What to produce ::
All lines in the records below from the line with "Write a Python" through the line with "232.62, 232.71]" are to be given again exactly, both ends included; the pictures are to be left out.

Extracted information ::
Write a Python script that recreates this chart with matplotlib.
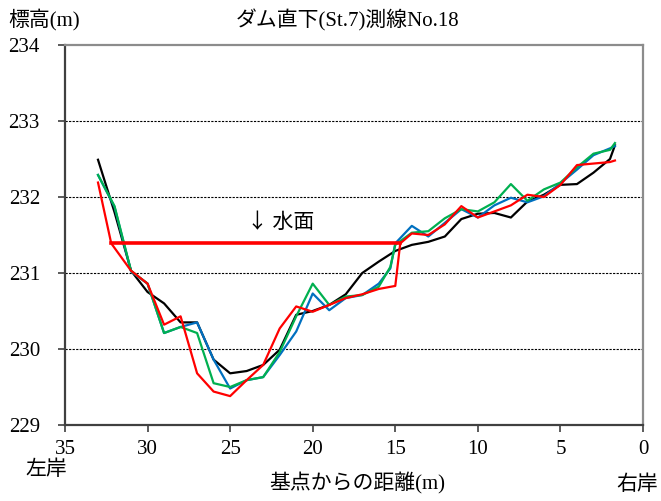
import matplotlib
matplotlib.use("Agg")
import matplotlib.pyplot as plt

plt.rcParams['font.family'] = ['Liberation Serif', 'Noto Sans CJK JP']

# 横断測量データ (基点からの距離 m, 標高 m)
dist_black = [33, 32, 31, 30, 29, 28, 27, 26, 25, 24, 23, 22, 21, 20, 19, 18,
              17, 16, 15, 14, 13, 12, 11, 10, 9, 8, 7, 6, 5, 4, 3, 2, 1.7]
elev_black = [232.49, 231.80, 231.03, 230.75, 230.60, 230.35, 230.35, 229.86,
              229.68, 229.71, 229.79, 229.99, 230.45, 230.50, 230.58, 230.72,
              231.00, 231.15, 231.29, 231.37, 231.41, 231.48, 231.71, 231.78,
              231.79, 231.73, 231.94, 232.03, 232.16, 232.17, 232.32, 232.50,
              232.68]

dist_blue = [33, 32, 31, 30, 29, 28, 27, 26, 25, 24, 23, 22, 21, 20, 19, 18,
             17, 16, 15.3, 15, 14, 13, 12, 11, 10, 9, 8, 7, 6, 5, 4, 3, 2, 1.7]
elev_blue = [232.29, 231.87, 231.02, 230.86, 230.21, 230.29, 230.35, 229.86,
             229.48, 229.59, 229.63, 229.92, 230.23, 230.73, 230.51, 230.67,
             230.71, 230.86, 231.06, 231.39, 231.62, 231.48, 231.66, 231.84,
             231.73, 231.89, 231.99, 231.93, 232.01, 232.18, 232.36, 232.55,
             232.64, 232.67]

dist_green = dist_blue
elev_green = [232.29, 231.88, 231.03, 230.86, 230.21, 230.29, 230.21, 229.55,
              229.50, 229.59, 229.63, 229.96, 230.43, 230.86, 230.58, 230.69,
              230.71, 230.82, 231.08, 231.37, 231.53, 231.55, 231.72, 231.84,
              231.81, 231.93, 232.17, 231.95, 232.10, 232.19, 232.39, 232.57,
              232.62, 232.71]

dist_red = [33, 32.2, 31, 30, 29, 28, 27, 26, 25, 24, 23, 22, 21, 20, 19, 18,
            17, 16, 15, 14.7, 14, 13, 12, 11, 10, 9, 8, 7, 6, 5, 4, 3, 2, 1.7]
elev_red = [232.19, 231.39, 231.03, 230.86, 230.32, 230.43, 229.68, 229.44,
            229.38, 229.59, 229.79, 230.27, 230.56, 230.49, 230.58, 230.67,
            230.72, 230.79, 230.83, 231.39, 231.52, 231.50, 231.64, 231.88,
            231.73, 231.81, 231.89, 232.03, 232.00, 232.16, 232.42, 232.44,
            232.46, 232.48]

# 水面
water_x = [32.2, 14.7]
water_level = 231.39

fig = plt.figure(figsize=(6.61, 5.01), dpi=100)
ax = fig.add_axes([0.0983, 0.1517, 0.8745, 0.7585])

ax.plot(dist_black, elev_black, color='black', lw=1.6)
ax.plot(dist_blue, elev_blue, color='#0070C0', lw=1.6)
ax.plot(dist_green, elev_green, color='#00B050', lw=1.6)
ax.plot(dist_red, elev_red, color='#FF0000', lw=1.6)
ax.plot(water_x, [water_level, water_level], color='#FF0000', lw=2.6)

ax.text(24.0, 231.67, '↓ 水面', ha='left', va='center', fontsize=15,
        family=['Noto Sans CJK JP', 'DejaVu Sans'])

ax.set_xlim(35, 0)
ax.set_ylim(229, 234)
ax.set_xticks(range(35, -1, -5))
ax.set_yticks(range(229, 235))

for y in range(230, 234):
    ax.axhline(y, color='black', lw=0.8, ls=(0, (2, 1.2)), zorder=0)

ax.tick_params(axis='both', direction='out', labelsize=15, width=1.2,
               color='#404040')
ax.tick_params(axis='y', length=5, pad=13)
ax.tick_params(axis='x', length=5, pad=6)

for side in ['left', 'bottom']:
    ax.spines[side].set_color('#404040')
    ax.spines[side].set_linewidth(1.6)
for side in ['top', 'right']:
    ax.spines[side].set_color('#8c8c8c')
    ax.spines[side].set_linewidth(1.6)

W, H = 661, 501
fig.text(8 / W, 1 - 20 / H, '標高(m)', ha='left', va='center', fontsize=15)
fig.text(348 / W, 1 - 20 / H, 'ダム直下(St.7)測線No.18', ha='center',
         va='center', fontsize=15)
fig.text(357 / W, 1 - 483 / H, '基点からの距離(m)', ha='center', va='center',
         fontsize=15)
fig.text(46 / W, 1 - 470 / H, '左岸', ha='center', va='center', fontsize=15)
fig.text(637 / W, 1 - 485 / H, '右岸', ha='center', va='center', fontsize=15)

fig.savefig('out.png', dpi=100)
---
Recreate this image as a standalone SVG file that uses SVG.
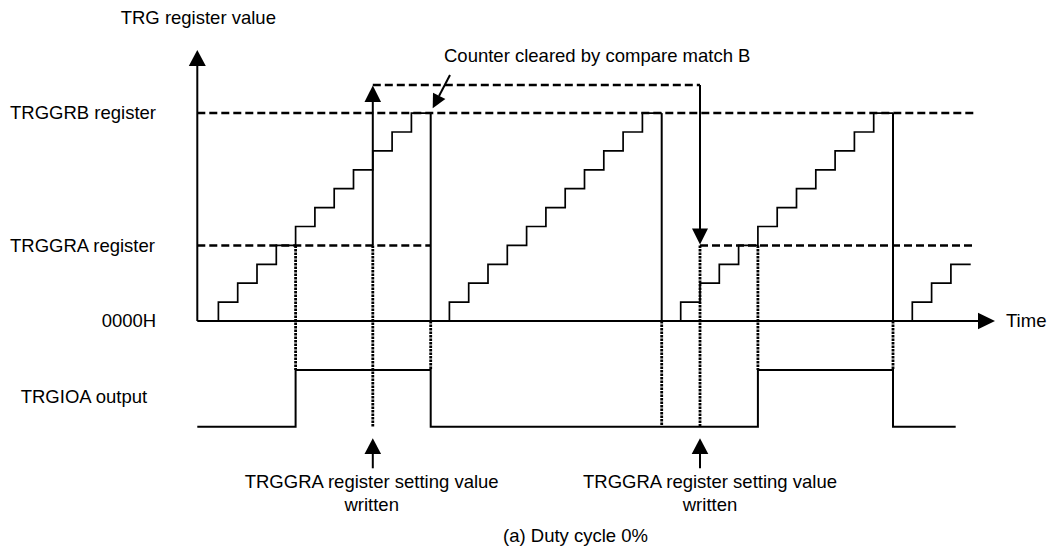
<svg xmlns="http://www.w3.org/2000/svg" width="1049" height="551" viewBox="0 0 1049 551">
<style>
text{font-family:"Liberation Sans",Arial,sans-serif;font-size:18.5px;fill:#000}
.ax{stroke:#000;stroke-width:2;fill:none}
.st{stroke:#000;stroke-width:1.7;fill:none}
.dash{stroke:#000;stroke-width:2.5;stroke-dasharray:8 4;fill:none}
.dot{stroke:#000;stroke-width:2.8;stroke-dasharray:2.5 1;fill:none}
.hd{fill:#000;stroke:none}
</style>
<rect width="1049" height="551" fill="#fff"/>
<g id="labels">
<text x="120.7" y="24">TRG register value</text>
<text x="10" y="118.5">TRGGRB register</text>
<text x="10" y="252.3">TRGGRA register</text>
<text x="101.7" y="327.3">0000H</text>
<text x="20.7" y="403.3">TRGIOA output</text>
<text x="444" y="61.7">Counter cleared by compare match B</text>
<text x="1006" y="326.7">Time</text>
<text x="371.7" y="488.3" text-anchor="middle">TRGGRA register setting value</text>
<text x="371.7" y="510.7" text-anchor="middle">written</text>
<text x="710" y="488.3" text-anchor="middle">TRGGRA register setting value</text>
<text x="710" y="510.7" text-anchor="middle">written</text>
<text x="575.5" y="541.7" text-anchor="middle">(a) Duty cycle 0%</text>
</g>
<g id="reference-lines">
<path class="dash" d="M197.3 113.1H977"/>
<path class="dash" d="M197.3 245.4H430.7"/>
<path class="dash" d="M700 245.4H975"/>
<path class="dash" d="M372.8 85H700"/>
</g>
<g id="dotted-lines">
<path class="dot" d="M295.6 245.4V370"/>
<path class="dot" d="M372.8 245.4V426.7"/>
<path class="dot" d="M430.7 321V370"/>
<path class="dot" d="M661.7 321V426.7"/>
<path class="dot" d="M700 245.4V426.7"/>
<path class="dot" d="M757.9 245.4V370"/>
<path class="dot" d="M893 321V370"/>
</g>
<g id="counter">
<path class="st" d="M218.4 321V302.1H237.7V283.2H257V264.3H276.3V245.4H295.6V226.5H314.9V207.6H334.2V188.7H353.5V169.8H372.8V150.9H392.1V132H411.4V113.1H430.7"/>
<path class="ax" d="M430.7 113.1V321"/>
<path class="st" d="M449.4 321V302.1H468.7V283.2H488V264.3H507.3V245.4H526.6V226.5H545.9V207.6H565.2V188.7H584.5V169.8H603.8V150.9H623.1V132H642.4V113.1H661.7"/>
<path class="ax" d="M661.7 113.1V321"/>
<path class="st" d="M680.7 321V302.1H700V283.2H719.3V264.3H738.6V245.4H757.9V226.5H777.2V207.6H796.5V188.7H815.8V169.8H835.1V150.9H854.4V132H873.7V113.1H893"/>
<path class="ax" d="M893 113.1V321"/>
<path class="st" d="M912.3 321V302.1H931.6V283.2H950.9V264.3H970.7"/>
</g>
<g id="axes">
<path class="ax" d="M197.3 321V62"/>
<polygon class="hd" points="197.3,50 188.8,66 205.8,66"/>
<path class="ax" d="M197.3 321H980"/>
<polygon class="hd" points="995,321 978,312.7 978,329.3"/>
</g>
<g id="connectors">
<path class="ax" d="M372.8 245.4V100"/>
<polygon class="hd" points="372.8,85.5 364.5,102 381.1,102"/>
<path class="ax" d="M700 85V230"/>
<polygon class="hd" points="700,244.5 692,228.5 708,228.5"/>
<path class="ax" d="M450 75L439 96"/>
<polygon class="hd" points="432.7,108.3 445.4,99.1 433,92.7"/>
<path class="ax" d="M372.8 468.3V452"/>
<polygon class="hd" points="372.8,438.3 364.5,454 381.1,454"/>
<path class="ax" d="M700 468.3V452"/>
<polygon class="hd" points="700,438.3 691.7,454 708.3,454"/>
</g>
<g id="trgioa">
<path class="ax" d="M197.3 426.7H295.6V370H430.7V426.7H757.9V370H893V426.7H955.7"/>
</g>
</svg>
* * *
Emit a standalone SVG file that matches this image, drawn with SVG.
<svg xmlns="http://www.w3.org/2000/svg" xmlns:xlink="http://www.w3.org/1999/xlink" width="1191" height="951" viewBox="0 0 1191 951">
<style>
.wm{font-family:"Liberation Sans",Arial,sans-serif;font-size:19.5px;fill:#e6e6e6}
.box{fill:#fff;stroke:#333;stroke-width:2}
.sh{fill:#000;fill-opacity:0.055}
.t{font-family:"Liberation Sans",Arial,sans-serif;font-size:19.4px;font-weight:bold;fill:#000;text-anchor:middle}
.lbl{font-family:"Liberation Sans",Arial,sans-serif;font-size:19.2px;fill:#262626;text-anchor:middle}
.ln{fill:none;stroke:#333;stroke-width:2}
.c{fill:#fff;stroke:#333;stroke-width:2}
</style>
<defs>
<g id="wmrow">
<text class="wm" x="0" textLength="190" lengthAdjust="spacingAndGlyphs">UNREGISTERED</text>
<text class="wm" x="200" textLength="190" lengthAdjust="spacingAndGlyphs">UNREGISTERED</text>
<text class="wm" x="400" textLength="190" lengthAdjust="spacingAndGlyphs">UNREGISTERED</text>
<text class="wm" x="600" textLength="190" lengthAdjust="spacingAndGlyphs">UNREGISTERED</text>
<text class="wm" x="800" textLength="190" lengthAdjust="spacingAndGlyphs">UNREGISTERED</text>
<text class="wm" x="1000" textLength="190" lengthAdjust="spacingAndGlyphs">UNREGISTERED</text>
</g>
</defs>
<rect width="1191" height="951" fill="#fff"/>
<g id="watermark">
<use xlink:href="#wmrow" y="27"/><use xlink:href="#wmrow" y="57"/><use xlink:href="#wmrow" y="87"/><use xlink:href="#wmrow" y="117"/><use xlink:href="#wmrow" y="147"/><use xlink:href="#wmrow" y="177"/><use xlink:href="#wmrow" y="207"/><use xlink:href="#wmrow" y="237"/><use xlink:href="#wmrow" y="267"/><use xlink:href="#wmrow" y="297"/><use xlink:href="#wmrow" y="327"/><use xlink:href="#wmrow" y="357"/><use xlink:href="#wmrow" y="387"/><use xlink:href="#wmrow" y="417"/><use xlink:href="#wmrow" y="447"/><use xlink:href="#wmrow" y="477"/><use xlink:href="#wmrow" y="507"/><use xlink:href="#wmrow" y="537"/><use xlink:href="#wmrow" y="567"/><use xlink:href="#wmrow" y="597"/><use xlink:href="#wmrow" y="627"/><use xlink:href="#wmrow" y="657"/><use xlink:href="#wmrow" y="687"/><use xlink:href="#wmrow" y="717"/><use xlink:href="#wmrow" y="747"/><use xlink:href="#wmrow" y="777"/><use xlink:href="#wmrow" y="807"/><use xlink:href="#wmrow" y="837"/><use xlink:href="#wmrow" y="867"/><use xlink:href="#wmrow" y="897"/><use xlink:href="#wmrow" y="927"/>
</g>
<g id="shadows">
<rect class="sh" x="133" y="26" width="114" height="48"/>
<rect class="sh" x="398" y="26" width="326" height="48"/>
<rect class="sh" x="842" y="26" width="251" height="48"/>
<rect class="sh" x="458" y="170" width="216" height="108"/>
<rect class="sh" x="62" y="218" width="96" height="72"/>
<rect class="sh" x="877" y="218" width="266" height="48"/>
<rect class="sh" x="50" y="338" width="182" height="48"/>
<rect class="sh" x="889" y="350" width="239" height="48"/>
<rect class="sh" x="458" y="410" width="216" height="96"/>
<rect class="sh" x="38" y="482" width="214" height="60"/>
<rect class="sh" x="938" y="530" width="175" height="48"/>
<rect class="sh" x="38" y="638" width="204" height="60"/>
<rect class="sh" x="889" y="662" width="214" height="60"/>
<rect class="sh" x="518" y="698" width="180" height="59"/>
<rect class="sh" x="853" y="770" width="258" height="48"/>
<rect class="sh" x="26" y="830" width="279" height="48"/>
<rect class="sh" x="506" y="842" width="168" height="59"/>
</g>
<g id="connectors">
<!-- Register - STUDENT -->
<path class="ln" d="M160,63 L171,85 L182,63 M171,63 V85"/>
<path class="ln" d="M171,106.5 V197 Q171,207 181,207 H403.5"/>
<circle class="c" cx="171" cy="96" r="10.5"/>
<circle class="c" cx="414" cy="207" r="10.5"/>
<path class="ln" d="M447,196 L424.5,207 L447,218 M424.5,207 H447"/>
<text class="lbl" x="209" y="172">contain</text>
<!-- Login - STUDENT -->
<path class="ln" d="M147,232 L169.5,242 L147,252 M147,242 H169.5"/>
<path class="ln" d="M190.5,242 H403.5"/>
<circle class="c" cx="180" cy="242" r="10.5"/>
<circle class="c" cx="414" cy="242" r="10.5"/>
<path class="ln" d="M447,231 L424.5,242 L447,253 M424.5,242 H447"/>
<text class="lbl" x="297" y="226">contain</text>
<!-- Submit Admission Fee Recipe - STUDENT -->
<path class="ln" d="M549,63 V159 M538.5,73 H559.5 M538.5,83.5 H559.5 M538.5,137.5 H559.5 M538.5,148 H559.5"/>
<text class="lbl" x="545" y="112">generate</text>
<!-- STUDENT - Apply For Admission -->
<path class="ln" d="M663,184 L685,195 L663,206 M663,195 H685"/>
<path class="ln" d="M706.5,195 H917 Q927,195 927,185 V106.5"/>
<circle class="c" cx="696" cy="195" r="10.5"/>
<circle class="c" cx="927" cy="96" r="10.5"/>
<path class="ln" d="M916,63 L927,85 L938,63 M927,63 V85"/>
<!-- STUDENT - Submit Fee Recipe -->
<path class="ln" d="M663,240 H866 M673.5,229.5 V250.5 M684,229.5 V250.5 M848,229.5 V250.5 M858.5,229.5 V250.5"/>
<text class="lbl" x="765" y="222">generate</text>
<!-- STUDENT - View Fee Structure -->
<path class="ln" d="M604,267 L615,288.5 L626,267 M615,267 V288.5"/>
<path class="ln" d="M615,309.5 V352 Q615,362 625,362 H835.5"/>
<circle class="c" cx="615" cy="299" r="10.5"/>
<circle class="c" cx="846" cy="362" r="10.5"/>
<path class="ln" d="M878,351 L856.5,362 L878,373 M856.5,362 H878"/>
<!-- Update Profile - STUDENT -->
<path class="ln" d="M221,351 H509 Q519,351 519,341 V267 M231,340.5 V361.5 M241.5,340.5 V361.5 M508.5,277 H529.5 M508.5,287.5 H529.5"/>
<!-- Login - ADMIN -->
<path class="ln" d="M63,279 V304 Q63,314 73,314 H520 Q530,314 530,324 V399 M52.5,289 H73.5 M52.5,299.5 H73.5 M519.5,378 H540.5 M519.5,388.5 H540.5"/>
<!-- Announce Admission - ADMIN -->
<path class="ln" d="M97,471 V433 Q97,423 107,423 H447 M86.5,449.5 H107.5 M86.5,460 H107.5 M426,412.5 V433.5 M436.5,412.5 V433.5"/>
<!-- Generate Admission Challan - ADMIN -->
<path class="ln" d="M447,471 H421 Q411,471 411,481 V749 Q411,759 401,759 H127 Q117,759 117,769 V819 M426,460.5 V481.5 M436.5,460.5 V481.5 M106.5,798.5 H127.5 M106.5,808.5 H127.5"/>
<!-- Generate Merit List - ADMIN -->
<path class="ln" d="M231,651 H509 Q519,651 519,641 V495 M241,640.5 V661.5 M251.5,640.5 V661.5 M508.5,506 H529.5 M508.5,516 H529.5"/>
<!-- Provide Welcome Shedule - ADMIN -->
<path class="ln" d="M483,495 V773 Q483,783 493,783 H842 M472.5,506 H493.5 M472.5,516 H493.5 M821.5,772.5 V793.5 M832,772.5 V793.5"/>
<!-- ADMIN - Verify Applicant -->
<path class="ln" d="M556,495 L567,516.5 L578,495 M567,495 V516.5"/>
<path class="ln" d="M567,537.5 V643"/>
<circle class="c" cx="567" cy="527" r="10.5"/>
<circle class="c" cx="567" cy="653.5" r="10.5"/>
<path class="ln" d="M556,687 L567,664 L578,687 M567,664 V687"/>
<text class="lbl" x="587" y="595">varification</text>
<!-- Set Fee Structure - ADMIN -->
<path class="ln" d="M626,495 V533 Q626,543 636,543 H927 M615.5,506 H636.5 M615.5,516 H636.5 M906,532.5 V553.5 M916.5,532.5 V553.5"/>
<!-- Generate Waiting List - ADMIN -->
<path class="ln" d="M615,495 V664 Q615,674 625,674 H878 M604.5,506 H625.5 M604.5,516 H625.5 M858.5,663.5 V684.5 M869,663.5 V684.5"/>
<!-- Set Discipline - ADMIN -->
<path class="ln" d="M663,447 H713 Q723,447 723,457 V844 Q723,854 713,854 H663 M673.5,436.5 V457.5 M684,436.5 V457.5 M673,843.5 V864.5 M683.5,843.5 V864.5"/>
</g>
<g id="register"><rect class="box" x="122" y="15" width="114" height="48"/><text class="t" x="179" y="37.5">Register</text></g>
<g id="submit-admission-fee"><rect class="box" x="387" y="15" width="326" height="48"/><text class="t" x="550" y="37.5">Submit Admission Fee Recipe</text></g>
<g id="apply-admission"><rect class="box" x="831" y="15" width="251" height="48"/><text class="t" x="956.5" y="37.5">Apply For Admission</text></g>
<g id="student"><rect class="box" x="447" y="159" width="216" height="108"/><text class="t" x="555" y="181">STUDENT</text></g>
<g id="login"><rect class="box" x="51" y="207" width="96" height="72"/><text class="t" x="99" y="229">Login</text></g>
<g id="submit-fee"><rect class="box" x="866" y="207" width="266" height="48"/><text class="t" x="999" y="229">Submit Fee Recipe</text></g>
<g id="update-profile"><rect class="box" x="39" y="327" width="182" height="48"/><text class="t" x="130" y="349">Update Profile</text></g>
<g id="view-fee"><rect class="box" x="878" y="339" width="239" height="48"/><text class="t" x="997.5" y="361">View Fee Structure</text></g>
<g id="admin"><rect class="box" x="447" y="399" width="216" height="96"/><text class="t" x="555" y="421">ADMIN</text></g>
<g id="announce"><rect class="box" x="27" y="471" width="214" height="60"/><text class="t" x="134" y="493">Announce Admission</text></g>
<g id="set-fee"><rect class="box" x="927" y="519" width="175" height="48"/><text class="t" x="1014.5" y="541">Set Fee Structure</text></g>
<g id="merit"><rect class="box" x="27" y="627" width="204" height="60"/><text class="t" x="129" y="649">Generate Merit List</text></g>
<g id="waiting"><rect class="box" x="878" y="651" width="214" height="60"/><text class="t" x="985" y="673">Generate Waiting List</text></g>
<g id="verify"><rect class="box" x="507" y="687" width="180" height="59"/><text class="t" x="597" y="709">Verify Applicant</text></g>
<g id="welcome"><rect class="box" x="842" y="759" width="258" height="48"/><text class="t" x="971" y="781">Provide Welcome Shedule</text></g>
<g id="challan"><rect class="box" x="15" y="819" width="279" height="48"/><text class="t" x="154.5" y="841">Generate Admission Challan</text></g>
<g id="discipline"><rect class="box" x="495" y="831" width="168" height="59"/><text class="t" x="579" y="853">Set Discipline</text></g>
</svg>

Output for this exercise ::
Write a Python script that recreates this chart with matplotlib.
import matplotlib
matplotlib.use("Agg")
import matplotlib.pyplot as plt

plt.rcParams['font.family'] = ['Liberation Serif', 'Noto Sans CJK JP']

# 横断測量データ (基点からの距離 m, 標高 m)
dist_black = [33, 32, 31, 30, 29, 28, 27, 26, 25, 24, 23, 22, 21, 20, 19, 18,
              17, 16, 15, 14, 13, 12, 11, 10, 9, 8, 7, 6, 5, 4, 3, 2, 1.7]
elev_black = [232.49, 231.80, 231.03, 230.75, 230.60, 230.35, 230.35, 229.86,
              229.68, 229.71, 229.79, 229.99, 230.45, 230.50, 230.58, 230.72,
              231.00, 231.15, 231.29, 231.37, 231.41, 231.48, 231.71, 231.78,
              231.79, 231.73, 231.94, 232.03, 232.16, 232.17, 232.32, 232.50,
              232.68]

dist_blue = [33, 32, 31, 30, 29, 28, 27, 26, 25, 24, 23, 22, 21, 20, 19, 18,
             17, 16, 15.3, 15, 14, 13, 12, 11, 10, 9, 8, 7, 6, 5, 4, 3, 2, 1.7]
elev_blue = [232.29, 231.87, 231.02, 230.86, 230.21, 230.29, 230.35, 229.86,
             229.48, 229.59, 229.63, 229.92, 230.23, 230.73, 230.51, 230.67,
             230.71, 230.86, 231.06, 231.39, 231.62, 231.48, 231.66, 231.84,
             231.73, 231.89, 231.99, 231.93, 232.01, 232.18, 232.36, 232.55,
             232.64, 232.67]

dist_green = dist_blue
elev_green = [232.29, 231.88, 231.03, 230.86, 230.21, 230.29, 230.21, 229.55,
              229.50, 229.59, 229.63, 229.96, 230.43, 230.86, 230.58, 230.69,
              230.71, 230.82, 231.08, 231.37, 231.53, 231.55, 231.72, 231.84,
              231.81, 231.93, 232.17, 231.95, 232.10, 232.19, 232.39, 232.57,
              232.62, 232.71]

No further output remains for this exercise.